• [Your instructions]:
All of the entries must be reproduced exactly, with no images carried over.

• [Data supplied]:

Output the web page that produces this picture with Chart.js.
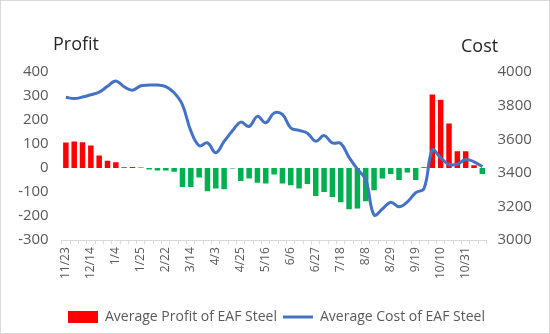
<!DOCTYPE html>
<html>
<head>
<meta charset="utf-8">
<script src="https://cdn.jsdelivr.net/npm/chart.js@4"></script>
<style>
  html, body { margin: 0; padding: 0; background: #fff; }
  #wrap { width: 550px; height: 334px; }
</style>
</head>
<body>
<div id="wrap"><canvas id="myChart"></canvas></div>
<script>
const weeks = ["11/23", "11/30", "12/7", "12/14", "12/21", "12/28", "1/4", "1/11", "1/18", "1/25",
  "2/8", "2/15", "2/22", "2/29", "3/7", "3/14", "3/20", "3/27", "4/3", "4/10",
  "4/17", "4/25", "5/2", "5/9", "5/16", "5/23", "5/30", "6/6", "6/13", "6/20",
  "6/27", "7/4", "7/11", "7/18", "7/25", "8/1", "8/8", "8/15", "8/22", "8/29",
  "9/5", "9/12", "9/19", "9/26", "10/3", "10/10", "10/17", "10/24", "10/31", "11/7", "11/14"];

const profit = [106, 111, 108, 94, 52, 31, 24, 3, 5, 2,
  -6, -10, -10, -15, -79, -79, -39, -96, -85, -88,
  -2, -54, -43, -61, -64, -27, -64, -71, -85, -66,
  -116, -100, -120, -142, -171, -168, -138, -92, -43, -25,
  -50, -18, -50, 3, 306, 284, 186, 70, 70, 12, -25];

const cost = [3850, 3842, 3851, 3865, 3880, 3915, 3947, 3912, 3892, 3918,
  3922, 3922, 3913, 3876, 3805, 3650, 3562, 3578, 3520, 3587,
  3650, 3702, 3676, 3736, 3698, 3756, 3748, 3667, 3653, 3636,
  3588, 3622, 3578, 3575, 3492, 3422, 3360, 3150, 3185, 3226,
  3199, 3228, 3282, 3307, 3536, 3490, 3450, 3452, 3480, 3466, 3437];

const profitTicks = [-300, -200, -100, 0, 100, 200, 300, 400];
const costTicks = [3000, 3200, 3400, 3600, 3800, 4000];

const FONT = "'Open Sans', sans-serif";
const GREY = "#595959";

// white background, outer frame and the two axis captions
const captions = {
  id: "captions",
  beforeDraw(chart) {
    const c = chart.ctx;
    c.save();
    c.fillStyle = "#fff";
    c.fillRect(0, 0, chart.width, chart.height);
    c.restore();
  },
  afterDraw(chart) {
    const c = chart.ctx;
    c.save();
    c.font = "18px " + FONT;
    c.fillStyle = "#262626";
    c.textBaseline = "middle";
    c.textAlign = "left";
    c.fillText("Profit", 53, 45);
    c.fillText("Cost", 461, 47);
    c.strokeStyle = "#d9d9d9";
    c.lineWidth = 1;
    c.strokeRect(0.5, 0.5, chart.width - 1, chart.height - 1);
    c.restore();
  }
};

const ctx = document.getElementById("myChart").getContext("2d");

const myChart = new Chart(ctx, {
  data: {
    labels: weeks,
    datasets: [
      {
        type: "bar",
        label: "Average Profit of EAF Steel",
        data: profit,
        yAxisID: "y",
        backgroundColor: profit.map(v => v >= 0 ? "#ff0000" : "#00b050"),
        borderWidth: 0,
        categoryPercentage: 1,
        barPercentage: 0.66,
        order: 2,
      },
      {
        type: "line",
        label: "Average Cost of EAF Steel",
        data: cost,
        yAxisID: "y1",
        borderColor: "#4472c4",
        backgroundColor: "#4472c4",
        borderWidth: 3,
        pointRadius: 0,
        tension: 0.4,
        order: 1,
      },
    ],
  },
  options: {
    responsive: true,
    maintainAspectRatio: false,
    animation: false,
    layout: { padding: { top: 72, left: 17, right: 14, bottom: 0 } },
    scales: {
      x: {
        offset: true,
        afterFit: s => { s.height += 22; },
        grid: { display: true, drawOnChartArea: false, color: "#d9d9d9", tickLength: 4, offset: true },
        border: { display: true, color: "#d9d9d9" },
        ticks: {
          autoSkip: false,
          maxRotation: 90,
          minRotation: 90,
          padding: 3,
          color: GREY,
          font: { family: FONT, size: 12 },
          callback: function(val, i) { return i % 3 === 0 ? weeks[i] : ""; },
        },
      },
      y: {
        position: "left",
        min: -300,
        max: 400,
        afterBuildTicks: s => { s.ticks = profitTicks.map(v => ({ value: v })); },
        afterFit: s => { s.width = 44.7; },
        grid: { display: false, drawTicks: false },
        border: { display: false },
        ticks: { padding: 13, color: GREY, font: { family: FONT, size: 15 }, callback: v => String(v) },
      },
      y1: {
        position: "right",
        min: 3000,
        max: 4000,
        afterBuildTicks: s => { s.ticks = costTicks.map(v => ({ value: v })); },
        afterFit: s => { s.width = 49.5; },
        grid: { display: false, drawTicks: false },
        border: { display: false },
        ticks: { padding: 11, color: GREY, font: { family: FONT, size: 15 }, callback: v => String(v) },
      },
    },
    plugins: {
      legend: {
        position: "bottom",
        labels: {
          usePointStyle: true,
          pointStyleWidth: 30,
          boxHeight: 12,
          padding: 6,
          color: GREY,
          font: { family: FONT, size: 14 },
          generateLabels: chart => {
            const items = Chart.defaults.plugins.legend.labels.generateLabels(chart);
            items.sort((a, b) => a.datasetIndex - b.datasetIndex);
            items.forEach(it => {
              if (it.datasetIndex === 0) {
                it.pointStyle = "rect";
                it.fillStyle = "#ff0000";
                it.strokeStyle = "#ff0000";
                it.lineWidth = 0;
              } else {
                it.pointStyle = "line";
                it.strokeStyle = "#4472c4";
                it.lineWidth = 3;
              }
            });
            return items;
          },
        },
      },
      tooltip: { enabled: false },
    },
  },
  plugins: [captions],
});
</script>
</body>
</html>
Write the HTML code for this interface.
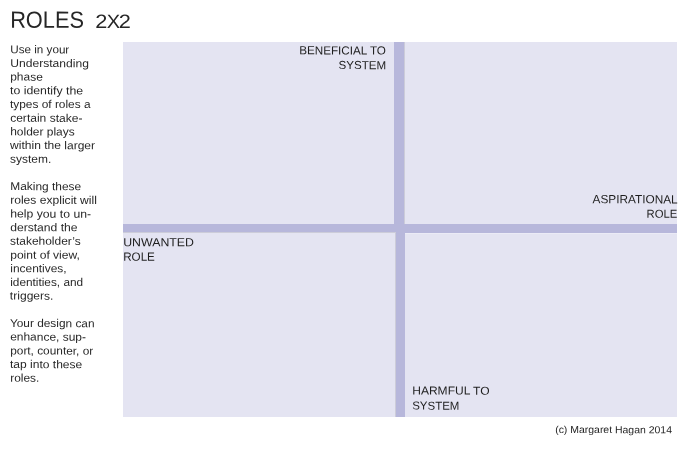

• [Exercise result]:
Output the web page that produces this picture with Chart.js.
<!DOCTYPE html>
<html>
<head>
<meta charset="utf-8">
<script src="https://cdn.jsdelivr.net/npm/chart.js@4"></script>
<style>
  html, body { margin: 0; padding: 0; background: #fff; }
  #wrap { width: 550px; height: 334px; }
</style>
</head>
<body>
<div id="wrap"><canvas id="myChart"></canvas></div>
<script>
const weeks = ["11/23", "11/30", "12/7", "12/14", "12/21", "12/28", "1/4", "1/11", "1/18", "1/25",
  "2/8", "2/15", "2/22", "2/29", "3/7", "3/14", "3/20", "3/27", "4/3", "4/10",
  "4/17", "4/25", "5/2", "5/9", "5/16", "5/23", "5/30", "6/6", "6/13", "6/20",
  "6/27", "7/4", "7/11", "7/18", "7/25", "8/1", "8/8", "8/15", "8/22", "8/29",
  "9/5", "9/12", "9/19", "9/26", "10/3", "10/10", "10/17", "10/24", "10/31", "11/7", "11/14"];

const profit = [106, 111, 108, 94, 52, 31, 24, 3, 5, 2,
  -6, -10, -10, -15, -79, -79, -39, -96, -85, -88,
  -2, -54, -43, -61, -64, -27, -64, -71, -85, -66,
  -116, -100, -120, -142, -171, -168, -138, -92, -43, -25,
  -50, -18, -50, 3, 306, 284, 186, 70, 70, 12, -25];

const cost = [3850, 3842, 3851, 3865, 3880, 3915, 3947, 3912, 3892, 3918,
  3922, 3922, 3913, 3876, 3805, 3650, 3562, 3578, 3520, 3587,
  3650, 3702, 3676, 3736, 3698, 3756, 3748, 3667, 3653, 3636,
  3588, 3622, 3578, 3575, 3492, 3422, 3360, 3150, 3185, 3226,
  3199, 3228, 3282, 3307, 3536, 3490, 3450, 3452, 3480, 3466, 3437];

const profitTicks = [-300, -200, -100, 0, 100, 200, 300, 400];
const costTicks = [3000, 3200, 3400, 3600, 3800, 4000];

const FONT = "'Open Sans', sans-serif";
const GREY = "#595959";

// white background, outer frame and the two axis captions
const captions = {
  id: "captions",
  beforeDraw(chart) {
    const c = chart.ctx;
    c.save();
    c.fillStyle = "#fff";
    c.fillRect(0, 0, chart.width, chart.height);
    c.restore();
  },
  afterDraw(chart) {
    const c = chart.ctx;
    c.save();
    c.font = "18px " + FONT;
    c.fillStyle = "#262626";
    c.textBaseline = "middle";
    c.textAlign = "left";
    c.fillText("Profit", 53, 45);
    c.fillText("Cost", 461, 47);
    c.strokeStyle = "#d9d9d9";
    c.lineWidth = 1;
    c.strokeRect(0.5, 0.5, chart.width - 1, chart.height - 1);
    c.restore();
  }
};

const ctx = document.getElementById("myChart").getContext("2d");

const myChart = new Chart(ctx, {
  data: {
    labels: weeks,
    datasets: [
      {
        type: "bar",
        label: "Average Profit of EAF Steel",
        data: profit,
        yAxisID: "y",
        backgroundColor: profit.map(v => v >= 0 ? "#ff0000" : "#00b050"),
        borderWidth: 0,
        categoryPercentage: 1,
        barPercentage: 0.66,
        order: 2,
      },
      {
        type: "line",
        label: "Average Cost of EAF Steel",
        data: cost,
        yAxisID: "y1",
        borderColor: "#4472c4",
        backgroundColor: "#4472c4",
        borderWidth: 3,
        pointRadius: 0,
        tension: 0.4,
        order: 1,
      },
    ],
  },
  options: {
    responsive: true,
    maintainAspectRatio: false,
    animation: false,
    layout: { padding: { top: 72, left: 17, right: 14, bottom: 0 } },
    scales: {
      x: {
        offset: true,
        afterFit: s => { s.height += 22; },
        grid: { display: true, drawOnChartArea: false, color: "#d9d9d9", tickLength: 4, offset: true },
        border: { display: true, color: "#d9d9d9" },
        ticks: {
          autoSkip: false,
          maxRotation: 90,
          minRotation: 90,
          padding: 3,
          color: GREY,
          font: { family: FONT, size: 12 },
          callback: function(val, i) { return i % 3 === 0 ? weeks[i] : ""; },
        },
      },
      y: {
        position: "left",
        min: -300,
        max: 400,
        afterBuildTicks: s => { s.ticks = profitTicks.map(v => ({ value: v })); },
        afterFit: s => { s.width = 44.7; },
        grid: { display: false, drawTicks: false },
        border: { display: false },
        ticks: { padding: 13, color: GREY, font: { family: FONT, size: 15 }, callback: v => String(v) },
      },
      y1: {
        position: "right",
        min: 3000,
        max: 4000,
        afterBuildTicks: s => { s.ticks = costTicks.map(v => ({ value: v })); },
        afterFit: s => { s.width = 49.5; },
        grid: { display: false, drawTicks: false },
        border: { display: false },
        ticks: { padding: 11, color: GREY, font: { family: FONT, size: 15 }, callback: v => String(v) },
      },
    },
    plugins: {
      legend: {
        position: "bottom",
        labels: {
          usePointStyle: true,
          pointStyleWidth: 30,
          boxHeight: 12,
          padding: 6,
          color: GREY,
          font: { family: FONT, size: 14 },
          generateLabels: chart => {
            const items = Chart.defaults.plugins.legend.labels.generateLabels(chart);
            items.sort((a, b) => a.datasetIndex - b.datasetIndex);
            items.forEach(it => {
              if (it.datasetIndex === 0) {
                it.pointStyle = "rect";
                it.fillStyle = "#ff0000";
                it.strokeStyle = "#ff0000";
                it.lineWidth = 0;
              } else {
                it.pointStyle = "line";
                it.strokeStyle = "#4472c4";
                it.lineWidth = 3;
              }
            });
            return items;
          },
        },
      },
      tooltip: { enabled: false },
    },
  },
  plugins: [captions],
});
</script>
</body>
</html>
Write the HTML code for this interface.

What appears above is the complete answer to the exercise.